To my experience it is hard to tell visually when cassette is worn. Generally on e-bikes when chain is worn, cassette usually won't accept a new chain and skips.
Few things to keep in mind:
- A cassette by itself won't wear that much
- Cassette wears mainly due to chain wear
- Good chain maintenance extends chain life, so it all depends on that
Understanding this, there's some simple ways to extend total drivetrain longevity:
- Run 2-3-4 chains on rotation (never, ever wear a chain, and then start with a new one, the cassette by than has already followed the chains wear pattern, and the new chain+cassette will wear quicker because the cassette don't match)
- Rotate every +- 500kms, when all chains are at 0.00mm wear.
- When first chain starts showing wear, remove this one from the rotation
- Allow other chains to catch up to same wear as first chain
- Maintain this rotation strategy and swap based on measured wear, mount the best chain and let it's wear catch up with the next in line (use a caliber, or KMC digital checker)
- Use a proven top wax and stick to maintenance intervals (see ZFC)

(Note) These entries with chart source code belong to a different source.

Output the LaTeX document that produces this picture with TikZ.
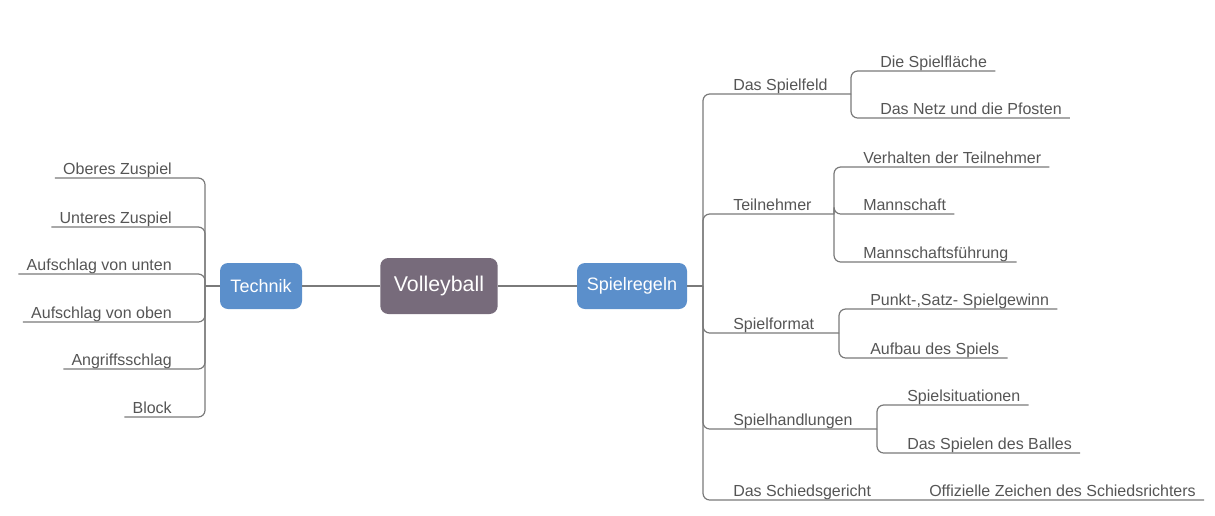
\documentclass[tikz,border=0pt]{standalone}
\usepackage{fontspec}
\setmainfont{Liberation Sans}
\definecolor{topic}{HTML}{776B7B}
\definecolor{branch}{HTML}{5B8FCB}
\definecolor{linegrey}{HTML}{7A7A7A}
\definecolor{textgrey}{HTML}{555555}
\tikzset{
    every node/.style={align=center,},
    central/.style={rectangle,rounded corners=6pt,fill=topic,text=white,font=\fontsize{16}{19}\selectfont,minimum width=88pt,minimum height=42pt,},
    maintopic/.style={rectangle,rounded corners=6pt,fill=branch,text=white,font=\fontsize{13.5}{16}\selectfont,minimum height=34.5pt,},
    subtopic/.style={inner xsep=6pt,inner ysep=2.5pt,text depth=0pt,text=textgrey,font=\fontsize{12}{14}\selectfont,},
    link/.style={draw=linegrey,line width=0.9pt,rounded corners=5pt,},
}

\begin{document}
\begin{tikzpicture}[x=0.75pt,y=-0.75pt]
                \useasboundingbox (0,0) rectangle (1215,515);

                \node[central] (volley) at (439,286) {Volleyball};
                \node[maintopic,minimum width=61.5pt] (technik) at (261,286) {Technik};
                \node[maintopic,minimum width=82.5pt] (regeln) at (632,286) {Spielregeln};

                \coordinate (tFork) at (205,286);
                \coordinate (rFork) at (703,286);

                \node[subtopic,anchor=south east] (oberes) at (180,178) {Oberes Zuspiel};
                \node[subtopic,anchor=south east] (unteres) at (180,227) {Unteres Zuspiel};
                \node[subtopic,anchor=south east] (aufUnten) at (180,274) {Aufschlag von unten};
                \node[subtopic,anchor=south east] (aufOben) at (180,322) {Aufschlag von oben};
                \node[subtopic,anchor=south east] (angriff) at (180,369) {Angriffsschlag};
                \node[subtopic,anchor=south east] (block) at (180,417) {Block};

                \node[subtopic,anchor=south west] (feld) at (725,94) {Das Spielfeld};
                \coordinate (feldFork) at (851,94);
                \node[subtopic,anchor=south west] (flaeche) at (872,71) {Die Spielfläche};
                \node[subtopic,anchor=south west] (netz) at (872,118) {Das Netz und die Pfosten};

                \node[subtopic,anchor=south west] (teil) at (725,214) {Teilnehmer};
                \coordinate (teilFork) at (834,214);
                \node[subtopic,anchor=south west] (verhalten) at (855,167) {Verhalten der Teilnehmer};
                \node[subtopic,anchor=south west] (mannschaft) at (855,214) {Mannschaft};
                \node[subtopic,anchor=south west] (fuehrung) at (855,262) {Mannschaftsführung};

                \node[subtopic,anchor=south west] (format) at (725,333) {Spielformat};
                \coordinate (formatFork) at (839,333);
                \node[subtopic,anchor=south west] (gewinn) at (862,309) {Punkt-,Satz- Spielgewinn};
                \node[subtopic,anchor=south west] (aufbau) at (862,358) {Aufbau des Spiels};

                \node[subtopic,anchor=south west] (handlung) at (725,429) {Spielhandlungen};
                \coordinate (handlungFork) at (877,429);
                \node[subtopic,anchor=south west] (situation) at (899,405) {Spielsituationen};
                \node[subtopic,anchor=south west] (balles) at (899,453) {Das Spielen des Balles};

                \node[subtopic,anchor=south west] (gericht) at (725,500) {Das Schiedsgericht};
                \node[subtopic,anchor=south west] (zeichen) at (921,500) {Offizielle Zeichen des Schiedsrichters};

                \draw[link] (volley) -- (technik);
                \draw[link] (volley) -- (regeln);
                \draw[link] (technik) -- (tFork);
                \draw[link] (regeln) -- (rFork);

                \foreach \n in {oberes,unteres,aufUnten,aufOben,angriff,block}
                    \draw[link] (tFork) |- (\n.south west);

                \foreach \f in {feldFork,teilFork,formatFork,handlungFork}
                    \draw[link] (rFork) |- (\f);
                \draw[link] (rFork) |- (zeichen.south east);

                \foreach \n in {flaeche,netz}
                    \draw[link] (feldFork) |- (\n.south east);
                \foreach \n in {verhalten,mannschaft,fuehrung}
                    \draw[link] (teilFork) |- (\n.south east);
                \foreach \n in {gewinn,aufbau}
                    \draw[link] (formatFork) |- (\n.south east);
                \foreach \n in {situation,balles}
                    \draw[link] (handlungFork) |- (\n.south east);
            \end{tikzpicture}
\end{document}
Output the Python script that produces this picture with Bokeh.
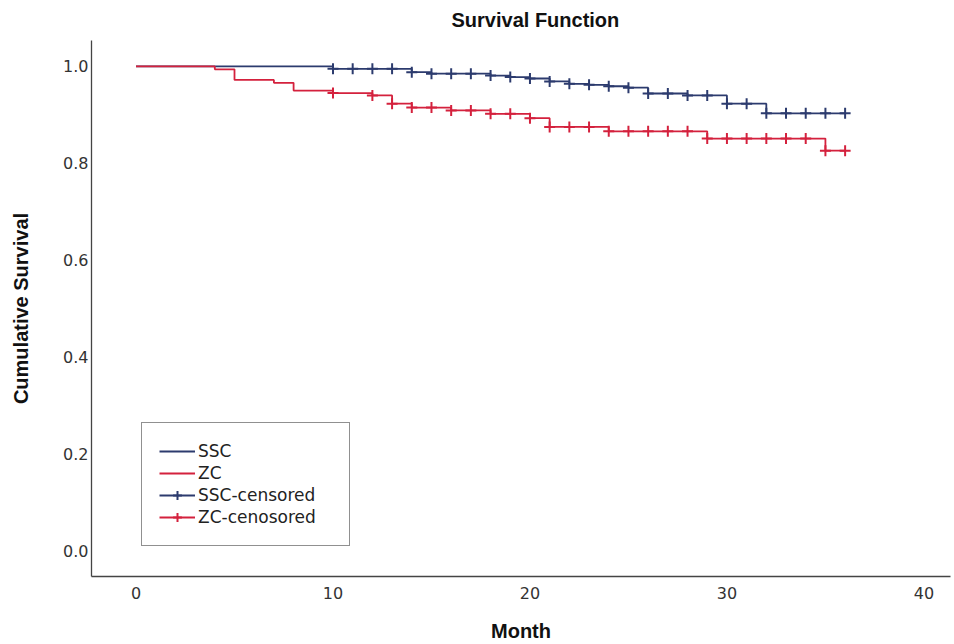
from bokeh.plotting import figure
from bokeh.models import Range1d, Legend, LegendItem, FixedTicker, NumeralTickFormatter
from bokeh.embed import file_html
from bokeh.resources import INLINE

# ---- data ----
ssc_time = [0, 10, 14, 15, 18, 19, 20, 21, 22, 23, 24, 25, 26, 28, 30, 32, 36]
ssc_surv = [1.0, 0.995, 0.988, 0.985, 0.981, 0.978, 0.975, 0.969, 0.964, 0.962, 0.959,
            0.956, 0.944, 0.940, 0.923, 0.903, 0.903]
ssc_censored = [10, 11, 12, 13, 14, 15, 16, 17, 18, 19, 20, 21, 22, 23, 24, 25, 26, 27,
                28, 29, 30, 31, 32, 33, 34, 35, 36]

zc_time = [0, 4, 5, 7, 8, 10, 12, 13, 14, 16, 18, 20, 21, 24, 29, 35, 36]
zc_surv = [1.0, 0.994, 0.972, 0.966, 0.950, 0.945, 0.940, 0.923, 0.915, 0.909, 0.902,
           0.893, 0.875, 0.866, 0.851, 0.826, 0.826]
zc_censored = [10, 12, 13, 14, 15, 16, 17, 18, 19, 20, 21, 22, 23, 24, 25, 26, 27,
               28, 29, 30, 31, 32, 33, 34, 35, 36]

x_ticks = [0, 10, 20, 30, 40]
y_ticks = [0.0, 0.2, 0.4, 0.6, 0.8, 1.0]

SSC_COLOR = "#2c3b6e"
ZC_COLOR = "#d4213d"


def surv_at(times, survs, t):
    s = survs[0]
    for ti, si in zip(times, survs):
        if ti <= t:
            s = si
    return s


ssc_cens_s = [surv_at(ssc_time, ssc_surv, t) for t in ssc_censored]
zc_cens_s = [surv_at(zc_time, zc_surv, t) for t in zc_censored]

p = figure(width=954, height=644, output_backend="svg", toolbar_location=None,
           x_range=Range1d(-2.26, 41.35), y_range=Range1d(-0.0535, 1.0535),
           min_border_left=91, min_border_right=4, min_border_top=40, min_border_bottom=66)

p.title.text = "Survival Function"
p.title.align = "left"
p.title.vertical_align = "top"
p.title.offset = 360
p.title.text_font = "Liberation Sans"
p.title.text_font_size = "20px"
p.title.text_font_style = "bold"
p.title.text_color = "#111111"
p.title.standoff = 16

p.outline_line_color = None
p.grid.visible = False
p.background_fill_color = "white"
p.border_fill_color = "white"

for ax in (p.xaxis[0], p.yaxis[0]):
    ax.axis_line_color = "#444444"
    ax.axis_line_width = 1.3
    ax.major_tick_line_color = None
    ax.minor_tick_line_color = None
    ax.major_tick_out = 0
    ax.major_tick_in = 0
    ax.minor_tick_out = 0
    ax.major_label_text_font = "DejaVu Sans"
    ax.major_label_text_font_size = "16px"
    ax.major_label_text_color = "#333333"
    ax.axis_label_text_font = "Liberation Sans"
    ax.axis_label_text_font_size = "20px"
    ax.axis_label_text_font_style = "bold"
    ax.axis_label_text_color = "#111111"

p.xaxis.axis_label = "Month"
p.xaxis.ticker = FixedTicker(ticks=x_ticks)
p.xaxis.major_label_standoff = 10
p.xaxis.axis_label_standoff = 18

p.yaxis.axis_label = "Cumulative Survival"
p.yaxis.ticker = FixedTicker(ticks=y_ticks)
p.yaxis.formatter = NumeralTickFormatter(format="0.0")
p.yaxis.major_label_standoff = 3
p.yaxis.axis_label_standoff = 28

r_ssc = p.step(ssc_time, ssc_surv, mode="after", line_color=SSC_COLOR, line_width=1.8)
r_zc = p.step(zc_time, zc_surv, mode="after", line_color=ZC_COLOR, line_width=1.8)
r_ssc_c = p.scatter(ssc_censored, ssc_cens_s, marker="cross", size=11,
                    line_color=SSC_COLOR, line_width=2)
r_zc_c = p.scatter(zc_censored, zc_cens_s, marker="cross", size=11,
                   line_color=ZC_COLOR, line_width=2)

legend = Legend(items=[
    LegendItem(label="SSC", renderers=[r_ssc]),
    LegendItem(label="ZC", renderers=[r_zc]),
    LegendItem(label="SSC-censored", renderers=[r_ssc, r_ssc_c]),
    LegendItem(label="ZC-cenosored", renderers=[r_zc, r_zc_c]),
], location=(50, 30))
legend.border_line_color = "#222222"
legend.border_line_width = 1.5
legend.background_fill_color = "white"
legend.background_fill_alpha = 1.0
legend.padding = 17
legend.margin = 0
legend.spacing = 0
legend.label_height = 22
legend.glyph_height = 22
legend.glyph_width = 36
legend.label_standoff = 3
legend.label_width = 134
legend.label_text_font = "DejaVu Sans"
legend.label_text_font_size = "17px"
legend.label_text_color = "#222222"
p.add_layout(legend, "center")

open("out.html", "w").write(file_html(p, INLINE))
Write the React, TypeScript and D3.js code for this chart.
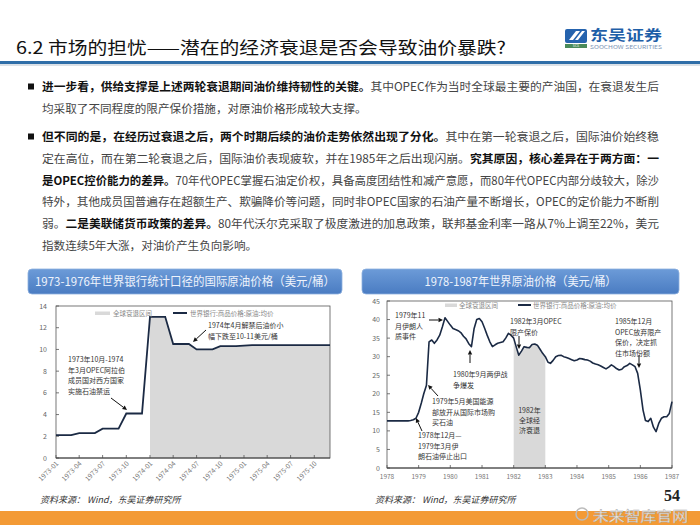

This has already saved me hundreds of €€. In the last 2 years, by trial, I increased drivetrain longevity by 4.5x on 1 of my Ebikes. Actually over 4.5, since I sold the bike at that stage, with average chains worn 0.45%, so far more kms to go. (1st drivetrain was 1x chain, weekly degrease and relube with Squirt and made it 2.500kms, 2nd drivetrain was 2x chains on rotation and weekly rewax with Silca hot wax, done total 11.250kms).
My advice, run multiple chains on rotation, wear it all out to the bone, then replace everything (including chainring). Lowest cost/km.